* WRITTEN REQUEST *
Copy the listing below in full and skip every picture.

* begin *

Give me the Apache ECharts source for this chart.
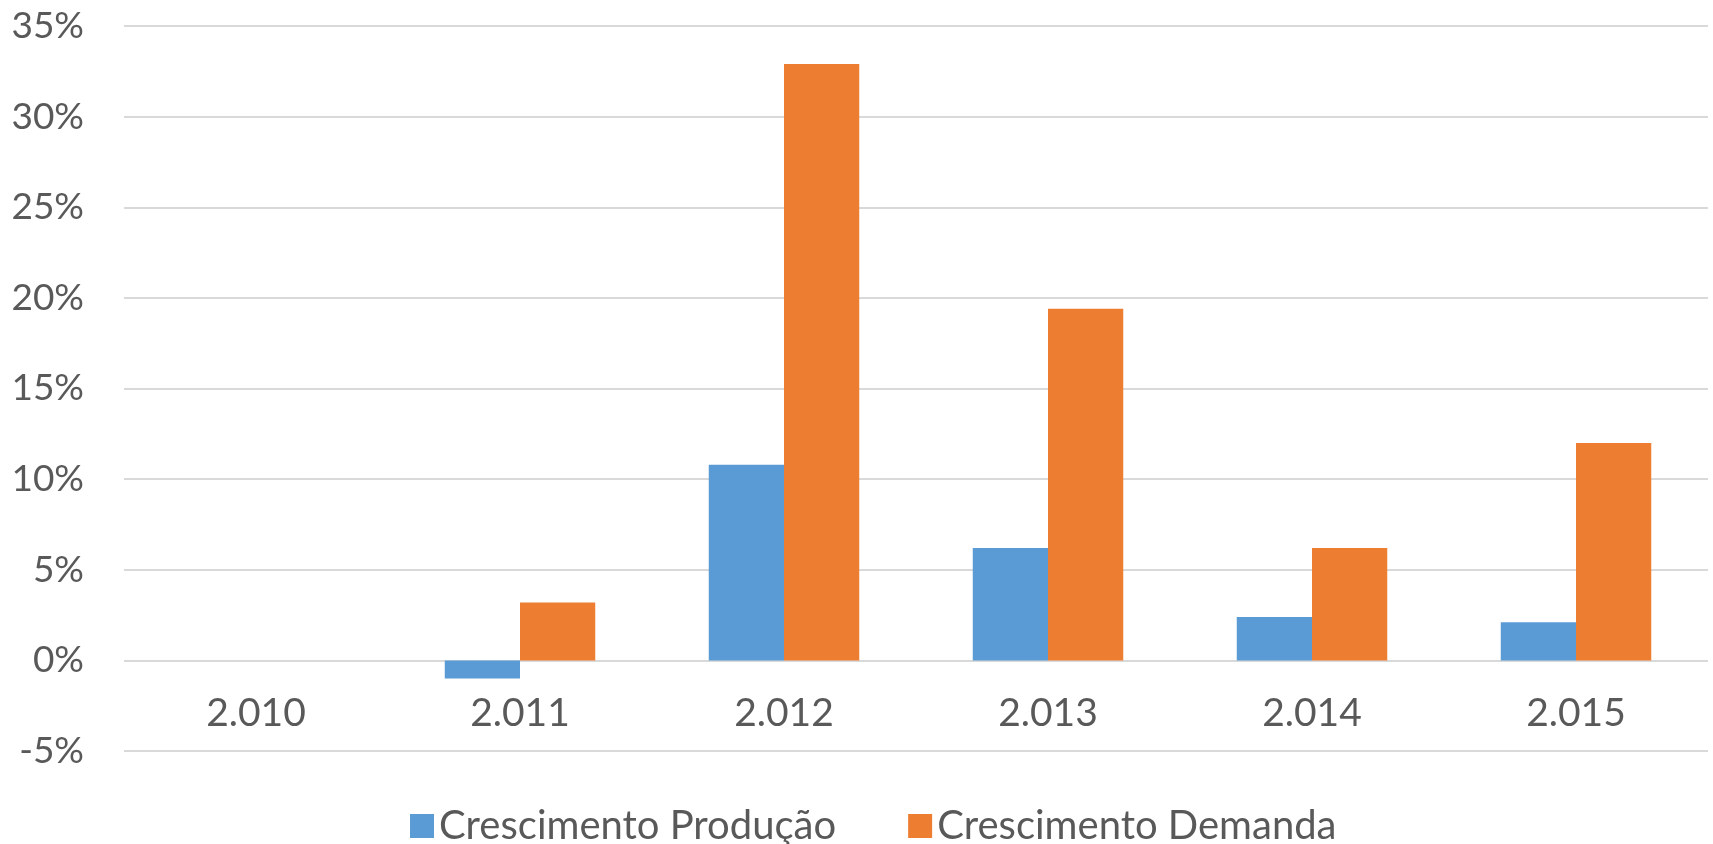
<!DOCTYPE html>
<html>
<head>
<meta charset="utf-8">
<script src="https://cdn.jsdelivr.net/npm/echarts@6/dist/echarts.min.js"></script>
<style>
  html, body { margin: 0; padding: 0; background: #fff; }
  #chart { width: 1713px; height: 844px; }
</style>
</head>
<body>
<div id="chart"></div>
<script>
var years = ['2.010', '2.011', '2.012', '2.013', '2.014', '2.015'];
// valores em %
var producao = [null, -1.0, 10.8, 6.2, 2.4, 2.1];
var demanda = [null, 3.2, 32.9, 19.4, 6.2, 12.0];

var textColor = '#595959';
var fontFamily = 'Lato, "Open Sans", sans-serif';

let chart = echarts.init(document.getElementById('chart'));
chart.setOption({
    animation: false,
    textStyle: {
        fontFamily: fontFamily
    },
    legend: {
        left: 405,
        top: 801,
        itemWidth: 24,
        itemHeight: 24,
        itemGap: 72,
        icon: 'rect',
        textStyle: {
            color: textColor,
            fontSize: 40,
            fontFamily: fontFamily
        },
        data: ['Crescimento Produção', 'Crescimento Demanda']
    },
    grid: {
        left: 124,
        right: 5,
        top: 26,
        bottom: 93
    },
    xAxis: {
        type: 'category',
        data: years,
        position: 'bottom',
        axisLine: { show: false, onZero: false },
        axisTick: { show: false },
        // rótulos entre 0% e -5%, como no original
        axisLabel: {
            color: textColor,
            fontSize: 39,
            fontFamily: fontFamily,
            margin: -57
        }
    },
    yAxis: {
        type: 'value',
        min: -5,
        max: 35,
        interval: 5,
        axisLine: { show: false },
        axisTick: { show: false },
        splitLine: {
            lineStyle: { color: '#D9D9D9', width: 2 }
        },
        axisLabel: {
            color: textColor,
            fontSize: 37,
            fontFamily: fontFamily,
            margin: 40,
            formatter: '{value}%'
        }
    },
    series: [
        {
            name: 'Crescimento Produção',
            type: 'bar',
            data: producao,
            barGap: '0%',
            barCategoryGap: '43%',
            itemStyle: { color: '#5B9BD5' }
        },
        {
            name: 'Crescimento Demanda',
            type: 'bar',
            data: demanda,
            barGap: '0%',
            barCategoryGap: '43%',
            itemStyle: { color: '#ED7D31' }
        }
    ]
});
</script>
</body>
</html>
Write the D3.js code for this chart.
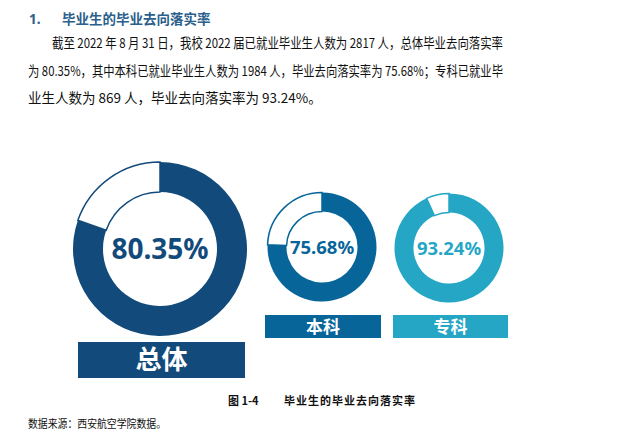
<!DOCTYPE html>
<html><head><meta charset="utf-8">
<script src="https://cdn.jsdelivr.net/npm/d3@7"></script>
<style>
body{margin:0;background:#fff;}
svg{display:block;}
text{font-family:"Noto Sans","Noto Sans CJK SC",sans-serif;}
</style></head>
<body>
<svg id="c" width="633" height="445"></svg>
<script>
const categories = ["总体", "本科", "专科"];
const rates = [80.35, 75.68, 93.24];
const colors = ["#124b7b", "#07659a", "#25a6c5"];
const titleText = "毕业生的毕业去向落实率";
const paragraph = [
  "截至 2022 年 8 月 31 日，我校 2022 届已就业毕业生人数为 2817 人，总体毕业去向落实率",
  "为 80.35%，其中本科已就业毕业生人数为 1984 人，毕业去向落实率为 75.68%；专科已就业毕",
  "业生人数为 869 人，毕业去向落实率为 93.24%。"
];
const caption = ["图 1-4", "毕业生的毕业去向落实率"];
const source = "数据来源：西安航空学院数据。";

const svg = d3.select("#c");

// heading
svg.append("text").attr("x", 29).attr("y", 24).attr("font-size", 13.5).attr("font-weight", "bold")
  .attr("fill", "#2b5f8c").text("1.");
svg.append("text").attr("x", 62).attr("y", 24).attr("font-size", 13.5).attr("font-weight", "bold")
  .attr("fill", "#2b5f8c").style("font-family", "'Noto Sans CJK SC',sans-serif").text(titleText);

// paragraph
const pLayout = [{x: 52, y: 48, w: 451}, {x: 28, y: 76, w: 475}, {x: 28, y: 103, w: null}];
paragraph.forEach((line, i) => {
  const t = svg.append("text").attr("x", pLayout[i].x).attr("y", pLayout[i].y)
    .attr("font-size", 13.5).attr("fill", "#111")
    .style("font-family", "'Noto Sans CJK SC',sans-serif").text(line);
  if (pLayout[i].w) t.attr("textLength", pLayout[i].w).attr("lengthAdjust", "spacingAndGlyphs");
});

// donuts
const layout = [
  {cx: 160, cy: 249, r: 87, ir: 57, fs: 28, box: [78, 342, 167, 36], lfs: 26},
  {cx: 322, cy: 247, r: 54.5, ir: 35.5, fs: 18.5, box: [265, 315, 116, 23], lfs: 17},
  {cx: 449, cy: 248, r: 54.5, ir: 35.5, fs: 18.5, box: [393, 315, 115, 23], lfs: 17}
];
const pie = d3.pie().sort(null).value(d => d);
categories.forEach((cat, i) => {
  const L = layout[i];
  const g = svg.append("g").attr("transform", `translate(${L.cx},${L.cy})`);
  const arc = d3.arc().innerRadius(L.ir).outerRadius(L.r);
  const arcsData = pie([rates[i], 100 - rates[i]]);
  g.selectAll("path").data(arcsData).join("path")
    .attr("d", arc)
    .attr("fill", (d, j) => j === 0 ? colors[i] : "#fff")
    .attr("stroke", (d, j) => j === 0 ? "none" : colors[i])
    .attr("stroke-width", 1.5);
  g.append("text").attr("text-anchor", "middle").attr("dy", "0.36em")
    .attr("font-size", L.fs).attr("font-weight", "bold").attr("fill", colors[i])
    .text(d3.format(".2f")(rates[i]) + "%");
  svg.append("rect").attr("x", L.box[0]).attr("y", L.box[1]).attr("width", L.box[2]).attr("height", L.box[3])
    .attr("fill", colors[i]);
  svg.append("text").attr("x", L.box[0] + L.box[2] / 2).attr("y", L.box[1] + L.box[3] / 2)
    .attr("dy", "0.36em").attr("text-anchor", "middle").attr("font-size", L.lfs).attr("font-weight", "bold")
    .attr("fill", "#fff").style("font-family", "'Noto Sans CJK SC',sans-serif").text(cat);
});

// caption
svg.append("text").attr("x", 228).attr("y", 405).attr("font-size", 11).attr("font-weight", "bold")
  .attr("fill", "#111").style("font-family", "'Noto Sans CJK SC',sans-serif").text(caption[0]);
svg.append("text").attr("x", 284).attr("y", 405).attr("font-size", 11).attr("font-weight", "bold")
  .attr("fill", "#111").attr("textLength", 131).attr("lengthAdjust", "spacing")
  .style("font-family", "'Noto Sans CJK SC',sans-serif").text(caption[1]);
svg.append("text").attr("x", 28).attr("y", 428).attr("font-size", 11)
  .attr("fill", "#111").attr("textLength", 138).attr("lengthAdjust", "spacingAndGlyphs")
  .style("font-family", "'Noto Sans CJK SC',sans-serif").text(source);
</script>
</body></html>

* end *

* ANSWER TO THE PROBLEM *
Give me the Apache ECharts source for this chart.
<!DOCTYPE html>
<html>
<head>
<meta charset="utf-8">
<script src="https://cdn.jsdelivr.net/npm/echarts@6/dist/echarts.min.js"></script>
<style>
  html, body { margin: 0; padding: 0; background: #fff; }
  #chart { width: 1713px; height: 844px; }
</style>
</head>
<body>
<div id="chart"></div>
<script>
var years = ['2.010', '2.011', '2.012', '2.013', '2.014', '2.015'];
// valores em %
var producao = [null, -1.0, 10.8, 6.2, 2.4, 2.1];
var demanda = [null, 3.2, 32.9, 19.4, 6.2, 12.0];

var textColor = '#595959';
var fontFamily = 'Lato, "Open Sans", sans-serif';

let chart = echarts.init(document.getElementById('chart'));
chart.setOption({
    animation: false,
    textStyle: {
        fontFamily: fontFamily
    },
    legend: {
        left: 405,
        top: 801,
        itemWidth: 24,
        itemHeight: 24,
        itemGap: 72,
        icon: 'rect',
        textStyle: {
            color: textColor,
            fontSize: 40,
            fontFamily: fontFamily
        },
        data: ['Crescimento Produção', 'Crescimento Demanda']
    },
    grid: {
        left: 124,
        right: 5,
        top: 26,
        bottom: 93
    },
    xAxis: {
        type: 'category',
        data: years,
        position: 'bottom',
        axisLine: { show: false, onZero: false },
        axisTick: { show: false },
        // rótulos entre 0% e -5%, como no original
        axisLabel: {
            color: textColor,
            fontSize: 39,
            fontFamily: fontFamily,
            margin: -57
        }
    },
    yAxis: {
        type: 'value',
        min: -5,
        max: 35,
        interval: 5,
        axisLine: { show: false },
        axisTick: { show: false },
        splitLine: {
            lineStyle: { color: '#D9D9D9', width: 2 }
        },
        axisLabel: {
            color: textColor,
            fontSize: 37,
            fontFamily: fontFamily,
            margin: 40,
            formatter: '{value}%'
        }
    },
    series: [
        {
            name: 'Crescimento Produção',
            type: 'bar',
            data: producao,
            barGap: '0%',
            barCategoryGap: '43%',
            itemStyle: { color: '#5B9BD5' }
        },
        {
            name: 'Crescimento Demanda',
            type: 'bar',
            data: demanda,
            barGap: '0%',
            barCategoryGap: '43%',
            itemStyle: { color: '#ED7D31' }
        }
    ]
});
</script>
</body>
</html>
Write the D3.js code for this chart.
<!DOCTYPE html>
<html><head><meta charset="utf-8">
<script src="https://cdn.jsdelivr.net/npm/d3@7"></script>
<style>
body{margin:0;background:#fff;}
svg{display:block;}
text{font-family:"Noto Sans","Noto Sans CJK SC",sans-serif;}
</style></head>
<body>
<svg id="c" width="633" height="445"></svg>
<script>
const categories = ["总体", "本科", "专科"];
const rates = [80.35, 75.68, 93.24];
const colors = ["#124b7b", "#07659a", "#25a6c5"];
const titleText = "毕业生的毕业去向落实率";
const paragraph = [
  "截至 2022 年 8 月 31 日，我校 2022 届已就业毕业生人数为 2817 人，总体毕业去向落实率",
  "为 80.35%，其中本科已就业毕业生人数为 1984 人，毕业去向落实率为 75.68%；专科已就业毕",
  "业生人数为 869 人，毕业去向落实率为 93.24%。"
];
const caption = ["图 1-4", "毕业生的毕业去向落实率"];
const source = "数据来源：西安航空学院数据。";

const svg = d3.select("#c");

// heading
svg.append("text").attr("x", 29).attr("y", 24).attr("font-size", 13.5).attr("font-weight", "bold")
  .attr("fill", "#2b5f8c").text("1.");
svg.append("text").attr("x", 62).attr("y", 24).attr("font-size", 13.5).attr("font-weight", "bold")
  .attr("fill", "#2b5f8c").style("font-family", "'Noto Sans CJK SC',sans-serif").text(titleText);

// paragraph
const pLayout = [{x: 52, y: 48, w: 451}, {x: 28, y: 76, w: 475}, {x: 28, y: 103, w: null}];
paragraph.forEach((line, i) => {
  const t = svg.append("text").attr("x", pLayout[i].x).attr("y", pLayout[i].y)
    .attr("font-size", 13.5).attr("fill", "#111")
    .style("font-family", "'Noto Sans CJK SC',sans-serif").text(line);
  if (pLayout[i].w) t.attr("textLength", pLayout[i].w).attr("lengthAdjust", "spacingAndGlyphs");
});

// donuts
const layout = [
  {cx: 160, cy: 249, r: 87, ir: 57, fs: 28, box: [78, 342, 167, 36], lfs: 26},
  {cx: 322, cy: 247, r: 54.5, ir: 35.5, fs: 18.5, box: [265, 315, 116, 23], lfs: 17},
  {cx: 449, cy: 248, r: 54.5, ir: 35.5, fs: 18.5, box: [393, 315, 115, 23], lfs: 17}
];
const pie = d3.pie().sort(null).value(d => d);
categories.forEach((cat, i) => {
  const L = layout[i];
  const g = svg.append("g").attr("transform", `translate(${L.cx},${L.cy})`);
  const arc = d3.arc().innerRadius(L.ir).outerRadius(L.r);
  const arcsData = pie([rates[i], 100 - rates[i]]);
  g.selectAll("path").data(arcsData).join("path")
    .attr("d", arc)
    .attr("fill", (d, j) => j === 0 ? colors[i] : "#fff")
    .attr("stroke", (d, j) => j === 0 ? "none" : colors[i])
    .attr("stroke-width", 1.5);
  g.append("text").attr("text-anchor", "middle").attr("dy", "0.36em")
    .attr("font-size", L.fs).attr("font-weight", "bold").attr("fill", colors[i])
    .text(d3.format(".2f")(rates[i]) + "%");
  svg.append("rect").attr("x", L.box[0]).attr("y", L.box[1]).attr("width", L.box[2]).attr("height", L.box[3])
    .attr("fill", colors[i]);
  svg.append("text").attr("x", L.box[0] + L.box[2] / 2).attr("y", L.box[1] + L.box[3] / 2)
    .attr("dy", "0.36em").attr("text-anchor", "middle").attr("font-size", L.lfs).attr("font-weight", "bold")
    .attr("fill", "#fff").style("font-family", "'Noto Sans CJK SC',sans-serif").text(cat);
});

// caption
svg.append("text").attr("x", 228).attr("y", 405).attr("font-size", 11).attr("font-weight", "bold")
  .attr("fill", "#111").style("font-family", "'Noto Sans CJK SC',sans-serif").text(caption[0]);
svg.append("text").attr("x", 284).attr("y", 405).attr("font-size", 11).attr("font-weight", "bold")
  .attr("fill", "#111").attr("textLength", 131).attr("lengthAdjust", "spacing")
  .style("font-family", "'Noto Sans CJK SC',sans-serif").text(caption[1]);
svg.append("text").attr("x", 28).attr("y", 428).attr("font-size", 11)
  .attr("fill", "#111").attr("textLength", 138).attr("lengthAdjust", "spacingAndGlyphs")
  .style("font-family", "'Noto Sans CJK SC',sans-serif").text(source);
</script>
</body></html>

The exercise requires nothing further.